[Entries with chart source code]
• • • •

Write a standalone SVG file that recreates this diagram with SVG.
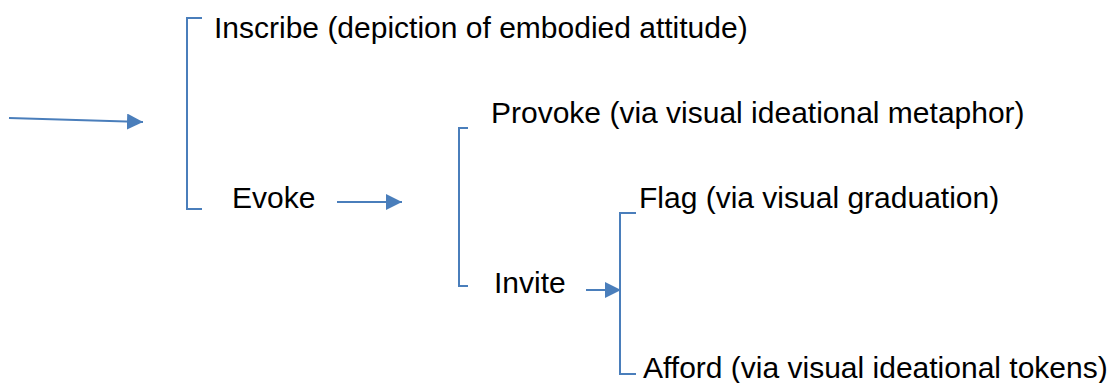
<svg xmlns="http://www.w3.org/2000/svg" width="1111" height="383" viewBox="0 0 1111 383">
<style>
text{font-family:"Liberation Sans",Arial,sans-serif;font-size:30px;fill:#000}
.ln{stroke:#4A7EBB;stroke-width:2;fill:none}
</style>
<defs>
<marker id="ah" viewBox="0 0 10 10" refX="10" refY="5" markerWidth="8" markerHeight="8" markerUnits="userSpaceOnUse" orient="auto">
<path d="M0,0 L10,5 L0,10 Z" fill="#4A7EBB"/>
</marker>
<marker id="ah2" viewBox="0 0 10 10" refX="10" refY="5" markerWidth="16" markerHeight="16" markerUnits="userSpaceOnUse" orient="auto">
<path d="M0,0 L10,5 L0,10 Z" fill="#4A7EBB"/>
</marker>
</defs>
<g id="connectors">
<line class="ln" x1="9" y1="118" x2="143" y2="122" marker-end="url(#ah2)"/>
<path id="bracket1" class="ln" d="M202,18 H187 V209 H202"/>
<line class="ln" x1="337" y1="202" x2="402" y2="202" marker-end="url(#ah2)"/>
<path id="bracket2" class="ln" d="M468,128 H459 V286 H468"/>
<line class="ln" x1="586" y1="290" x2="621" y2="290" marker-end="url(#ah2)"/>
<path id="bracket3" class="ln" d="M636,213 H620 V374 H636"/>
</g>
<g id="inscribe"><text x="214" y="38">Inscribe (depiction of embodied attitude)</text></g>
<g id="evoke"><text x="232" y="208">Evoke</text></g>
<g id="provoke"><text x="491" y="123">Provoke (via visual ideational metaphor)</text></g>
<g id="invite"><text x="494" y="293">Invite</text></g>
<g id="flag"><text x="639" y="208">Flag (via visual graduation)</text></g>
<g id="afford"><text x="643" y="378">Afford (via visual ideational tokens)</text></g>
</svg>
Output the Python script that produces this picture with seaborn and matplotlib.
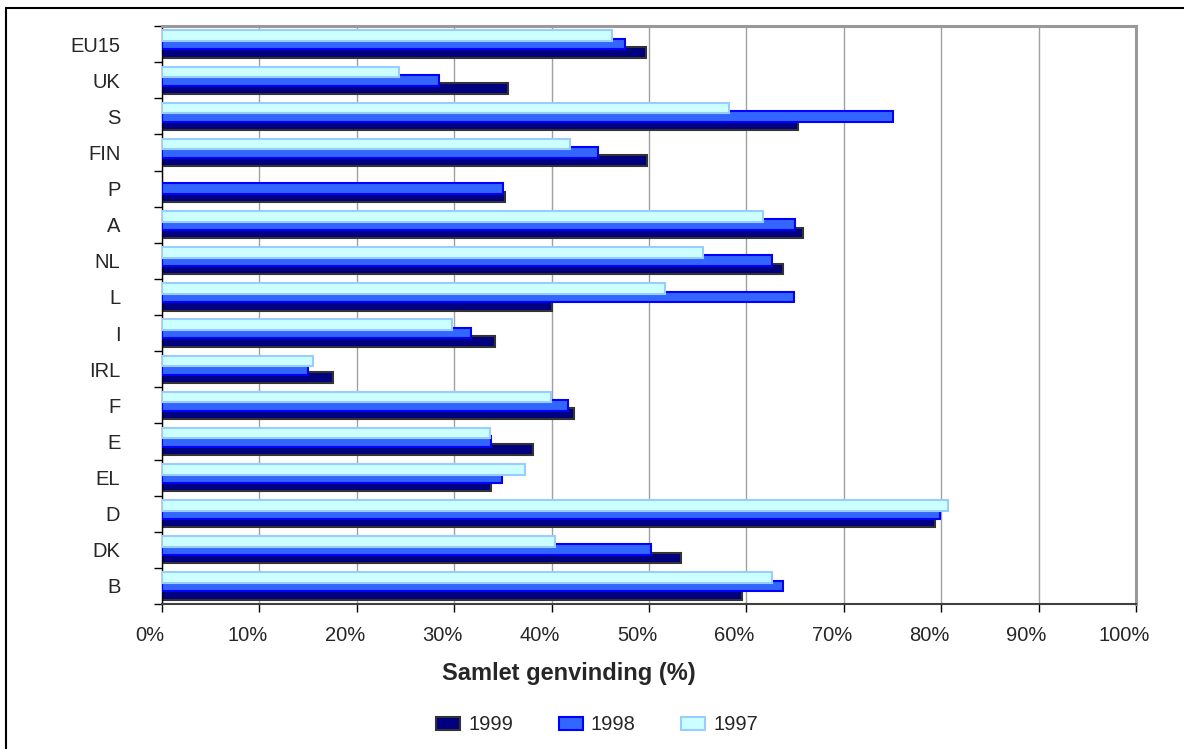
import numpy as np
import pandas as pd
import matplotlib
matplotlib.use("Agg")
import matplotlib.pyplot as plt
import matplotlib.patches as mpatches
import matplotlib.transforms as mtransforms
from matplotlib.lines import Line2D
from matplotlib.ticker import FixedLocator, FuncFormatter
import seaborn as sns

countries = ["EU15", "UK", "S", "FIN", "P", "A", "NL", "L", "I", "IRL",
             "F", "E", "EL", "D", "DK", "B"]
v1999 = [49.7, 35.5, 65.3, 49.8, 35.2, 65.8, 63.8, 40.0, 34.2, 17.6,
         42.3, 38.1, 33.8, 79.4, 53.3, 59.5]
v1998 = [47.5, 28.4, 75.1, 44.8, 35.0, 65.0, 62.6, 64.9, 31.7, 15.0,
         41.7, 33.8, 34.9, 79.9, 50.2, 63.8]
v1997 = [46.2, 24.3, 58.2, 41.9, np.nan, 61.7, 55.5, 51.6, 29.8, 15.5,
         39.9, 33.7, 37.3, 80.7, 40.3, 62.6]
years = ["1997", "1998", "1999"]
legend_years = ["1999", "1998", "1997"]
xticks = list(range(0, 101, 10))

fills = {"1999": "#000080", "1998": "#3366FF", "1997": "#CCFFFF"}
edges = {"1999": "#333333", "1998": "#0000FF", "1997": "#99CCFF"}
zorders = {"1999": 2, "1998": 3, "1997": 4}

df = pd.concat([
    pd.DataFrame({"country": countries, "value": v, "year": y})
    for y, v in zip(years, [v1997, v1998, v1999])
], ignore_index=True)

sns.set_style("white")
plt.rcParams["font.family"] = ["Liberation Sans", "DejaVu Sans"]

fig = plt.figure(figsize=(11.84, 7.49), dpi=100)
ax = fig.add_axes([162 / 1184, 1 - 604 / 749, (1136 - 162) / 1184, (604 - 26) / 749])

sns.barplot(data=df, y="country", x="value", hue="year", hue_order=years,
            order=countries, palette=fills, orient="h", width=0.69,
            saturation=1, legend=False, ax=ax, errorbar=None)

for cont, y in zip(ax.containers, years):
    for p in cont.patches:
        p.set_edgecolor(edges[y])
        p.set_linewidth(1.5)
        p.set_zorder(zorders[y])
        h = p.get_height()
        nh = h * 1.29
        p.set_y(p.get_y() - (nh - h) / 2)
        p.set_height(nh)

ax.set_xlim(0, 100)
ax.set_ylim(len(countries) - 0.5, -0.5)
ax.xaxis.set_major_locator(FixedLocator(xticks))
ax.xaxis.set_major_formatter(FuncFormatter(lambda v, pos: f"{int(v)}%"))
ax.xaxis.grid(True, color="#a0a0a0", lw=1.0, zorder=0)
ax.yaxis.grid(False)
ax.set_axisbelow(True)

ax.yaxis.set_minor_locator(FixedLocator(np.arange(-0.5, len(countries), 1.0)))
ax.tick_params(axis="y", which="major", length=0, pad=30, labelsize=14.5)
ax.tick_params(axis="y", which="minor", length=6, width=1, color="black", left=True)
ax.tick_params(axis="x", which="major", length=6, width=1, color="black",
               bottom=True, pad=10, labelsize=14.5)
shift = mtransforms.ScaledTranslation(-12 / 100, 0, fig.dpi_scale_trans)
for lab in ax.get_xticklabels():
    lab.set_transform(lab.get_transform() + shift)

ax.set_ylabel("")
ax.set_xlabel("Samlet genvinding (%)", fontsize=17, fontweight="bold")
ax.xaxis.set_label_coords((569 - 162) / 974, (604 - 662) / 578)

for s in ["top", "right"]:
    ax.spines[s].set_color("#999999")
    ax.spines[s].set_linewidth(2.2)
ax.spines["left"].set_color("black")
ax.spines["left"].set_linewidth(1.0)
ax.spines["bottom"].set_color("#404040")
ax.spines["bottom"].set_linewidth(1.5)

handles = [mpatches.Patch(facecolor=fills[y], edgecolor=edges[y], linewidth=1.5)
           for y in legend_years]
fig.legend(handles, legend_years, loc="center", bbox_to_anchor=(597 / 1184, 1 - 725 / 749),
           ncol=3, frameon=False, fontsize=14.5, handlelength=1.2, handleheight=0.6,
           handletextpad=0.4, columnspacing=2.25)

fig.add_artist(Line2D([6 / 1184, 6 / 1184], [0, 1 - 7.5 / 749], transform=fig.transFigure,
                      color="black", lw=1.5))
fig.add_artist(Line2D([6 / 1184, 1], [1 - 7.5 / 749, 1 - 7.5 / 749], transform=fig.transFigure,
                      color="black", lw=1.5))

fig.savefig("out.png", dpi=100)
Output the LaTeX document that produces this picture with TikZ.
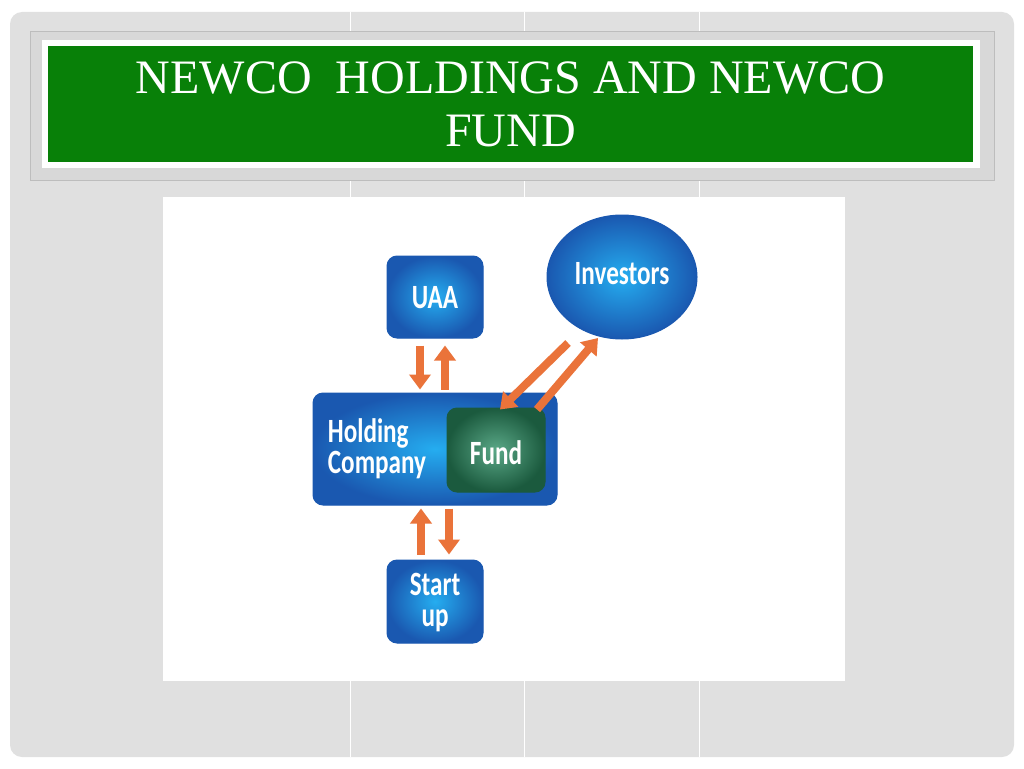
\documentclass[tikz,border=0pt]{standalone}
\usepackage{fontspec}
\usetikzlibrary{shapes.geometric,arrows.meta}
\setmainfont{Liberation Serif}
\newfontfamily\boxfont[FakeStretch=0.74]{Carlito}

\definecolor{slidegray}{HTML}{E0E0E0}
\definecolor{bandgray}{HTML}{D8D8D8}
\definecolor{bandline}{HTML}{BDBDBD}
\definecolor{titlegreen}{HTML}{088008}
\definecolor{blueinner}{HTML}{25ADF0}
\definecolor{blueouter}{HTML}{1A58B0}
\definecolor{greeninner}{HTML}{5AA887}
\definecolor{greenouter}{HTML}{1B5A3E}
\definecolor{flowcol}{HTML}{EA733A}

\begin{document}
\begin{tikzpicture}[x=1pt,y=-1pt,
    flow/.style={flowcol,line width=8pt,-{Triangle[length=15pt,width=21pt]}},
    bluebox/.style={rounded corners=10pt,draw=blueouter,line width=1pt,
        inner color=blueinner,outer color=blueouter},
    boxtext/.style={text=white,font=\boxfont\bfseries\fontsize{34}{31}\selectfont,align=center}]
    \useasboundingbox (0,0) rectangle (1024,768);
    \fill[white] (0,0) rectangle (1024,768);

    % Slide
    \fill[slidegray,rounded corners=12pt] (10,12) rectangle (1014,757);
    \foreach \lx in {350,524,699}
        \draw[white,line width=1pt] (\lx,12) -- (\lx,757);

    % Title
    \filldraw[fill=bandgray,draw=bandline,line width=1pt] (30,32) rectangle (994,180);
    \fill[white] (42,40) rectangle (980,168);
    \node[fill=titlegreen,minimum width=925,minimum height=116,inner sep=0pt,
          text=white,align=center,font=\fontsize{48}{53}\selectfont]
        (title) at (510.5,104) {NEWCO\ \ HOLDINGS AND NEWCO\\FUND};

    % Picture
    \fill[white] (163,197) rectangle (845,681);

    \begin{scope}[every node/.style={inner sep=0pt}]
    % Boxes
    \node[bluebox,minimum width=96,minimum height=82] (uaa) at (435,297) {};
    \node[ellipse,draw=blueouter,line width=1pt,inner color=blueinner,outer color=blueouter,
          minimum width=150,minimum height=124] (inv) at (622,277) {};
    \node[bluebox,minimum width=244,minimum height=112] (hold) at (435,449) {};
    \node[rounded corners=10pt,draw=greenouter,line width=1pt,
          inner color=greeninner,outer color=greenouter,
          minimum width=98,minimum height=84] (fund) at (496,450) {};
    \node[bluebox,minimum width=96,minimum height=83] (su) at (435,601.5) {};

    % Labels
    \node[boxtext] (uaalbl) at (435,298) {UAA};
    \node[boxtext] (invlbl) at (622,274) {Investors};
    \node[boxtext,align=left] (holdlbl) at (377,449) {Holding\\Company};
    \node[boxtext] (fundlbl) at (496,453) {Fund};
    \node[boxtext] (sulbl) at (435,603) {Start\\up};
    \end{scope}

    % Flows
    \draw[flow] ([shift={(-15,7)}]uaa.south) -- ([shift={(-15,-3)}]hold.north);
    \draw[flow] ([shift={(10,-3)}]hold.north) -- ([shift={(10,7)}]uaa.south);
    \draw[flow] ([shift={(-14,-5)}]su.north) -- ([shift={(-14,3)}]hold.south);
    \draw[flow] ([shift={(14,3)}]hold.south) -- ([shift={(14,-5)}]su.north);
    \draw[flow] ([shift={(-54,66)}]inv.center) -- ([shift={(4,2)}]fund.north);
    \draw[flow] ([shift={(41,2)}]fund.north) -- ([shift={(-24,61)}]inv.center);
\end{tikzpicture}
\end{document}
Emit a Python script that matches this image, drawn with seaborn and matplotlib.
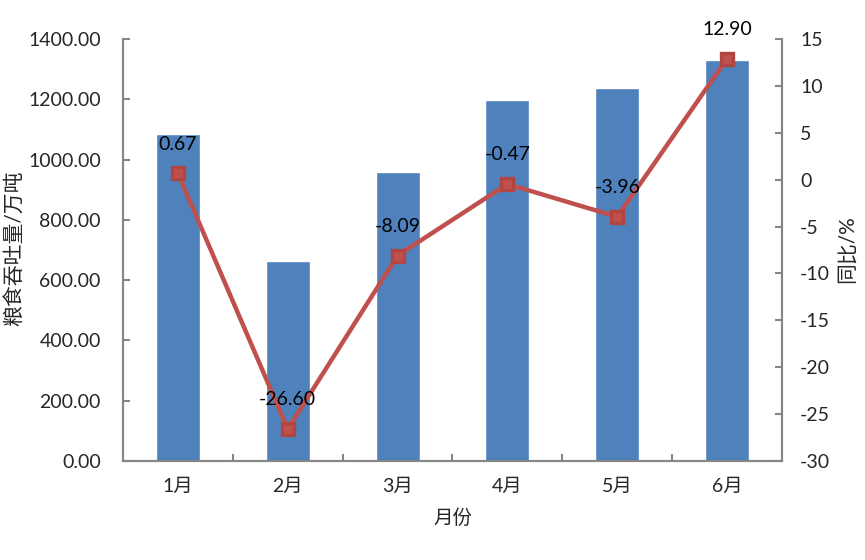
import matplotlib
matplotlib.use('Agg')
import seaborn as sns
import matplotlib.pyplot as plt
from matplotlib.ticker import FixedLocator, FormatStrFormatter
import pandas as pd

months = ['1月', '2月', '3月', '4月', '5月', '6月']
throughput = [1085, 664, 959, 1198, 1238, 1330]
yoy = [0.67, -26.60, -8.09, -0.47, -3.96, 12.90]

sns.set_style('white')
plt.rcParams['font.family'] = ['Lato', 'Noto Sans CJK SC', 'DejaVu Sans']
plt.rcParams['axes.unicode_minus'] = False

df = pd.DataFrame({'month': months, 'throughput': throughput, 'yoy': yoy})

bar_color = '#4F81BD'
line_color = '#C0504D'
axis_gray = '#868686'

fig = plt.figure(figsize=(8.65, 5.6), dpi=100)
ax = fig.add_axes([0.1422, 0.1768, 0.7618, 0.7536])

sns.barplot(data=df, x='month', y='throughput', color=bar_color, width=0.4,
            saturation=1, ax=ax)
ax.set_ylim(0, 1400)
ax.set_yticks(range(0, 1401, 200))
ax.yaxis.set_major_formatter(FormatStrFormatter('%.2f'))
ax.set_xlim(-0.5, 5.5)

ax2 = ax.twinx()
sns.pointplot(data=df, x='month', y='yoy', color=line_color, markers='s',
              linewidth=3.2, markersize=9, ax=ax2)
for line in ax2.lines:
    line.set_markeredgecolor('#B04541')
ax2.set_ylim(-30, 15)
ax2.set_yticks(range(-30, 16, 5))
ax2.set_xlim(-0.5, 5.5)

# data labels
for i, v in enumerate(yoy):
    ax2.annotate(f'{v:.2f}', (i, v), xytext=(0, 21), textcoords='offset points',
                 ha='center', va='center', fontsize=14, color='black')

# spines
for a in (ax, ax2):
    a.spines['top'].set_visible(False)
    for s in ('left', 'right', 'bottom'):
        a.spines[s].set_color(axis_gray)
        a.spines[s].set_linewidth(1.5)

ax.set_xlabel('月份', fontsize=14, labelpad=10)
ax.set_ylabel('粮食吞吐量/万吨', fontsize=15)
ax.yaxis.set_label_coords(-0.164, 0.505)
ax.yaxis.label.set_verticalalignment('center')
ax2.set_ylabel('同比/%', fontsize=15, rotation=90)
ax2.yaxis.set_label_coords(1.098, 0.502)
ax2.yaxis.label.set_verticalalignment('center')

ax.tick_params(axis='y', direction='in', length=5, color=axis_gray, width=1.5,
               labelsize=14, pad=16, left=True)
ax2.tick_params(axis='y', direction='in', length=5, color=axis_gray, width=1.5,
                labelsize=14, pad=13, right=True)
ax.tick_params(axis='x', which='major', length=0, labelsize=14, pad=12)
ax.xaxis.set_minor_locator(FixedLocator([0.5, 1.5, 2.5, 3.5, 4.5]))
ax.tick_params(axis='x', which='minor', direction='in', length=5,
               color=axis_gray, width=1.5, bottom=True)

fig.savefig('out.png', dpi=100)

• • • •

--- GOAL OF THE EXERCISE ---
Only the stretch from the line with "Emit a Python" through the line with "ax2.set_xlim(-0.5, 5.5)" should be copied, exactly and with both ends. Drop the pictures.

--- FULL SOLUTION ---
Emit a Python script that matches this image, drawn with seaborn and matplotlib.
import matplotlib
matplotlib.use('Agg')
import seaborn as sns
import matplotlib.pyplot as plt
from matplotlib.ticker import FixedLocator, FormatStrFormatter
import pandas as pd

months = ['1月', '2月', '3月', '4月', '5月', '6月']
throughput = [1085, 664, 959, 1198, 1238, 1330]
yoy = [0.67, -26.60, -8.09, -0.47, -3.96, 12.90]

sns.set_style('white')
plt.rcParams['font.family'] = ['Lato', 'Noto Sans CJK SC', 'DejaVu Sans']
plt.rcParams['axes.unicode_minus'] = False

df = pd.DataFrame({'month': months, 'throughput': throughput, 'yoy': yoy})

bar_color = '#4F81BD'
line_color = '#C0504D'
axis_gray = '#868686'

fig = plt.figure(figsize=(8.65, 5.6), dpi=100)
ax = fig.add_axes([0.1422, 0.1768, 0.7618, 0.7536])

sns.barplot(data=df, x='month', y='throughput', color=bar_color, width=0.4,
            saturation=1, ax=ax)
ax.set_ylim(0, 1400)
ax.set_yticks(range(0, 1401, 200))
ax.yaxis.set_major_formatter(FormatStrFormatter('%.2f'))
ax.set_xlim(-0.5, 5.5)

ax2 = ax.twinx()
sns.pointplot(data=df, x='month', y='yoy', color=line_color, markers='s',
              linewidth=3.2, markersize=9, ax=ax2)
for line in ax2.lines:
    line.set_markeredgecolor('#B04541')
ax2.set_ylim(-30, 15)
ax2.set_yticks(range(-30, 16, 5))
ax2.set_xlim(-0.5, 5.5)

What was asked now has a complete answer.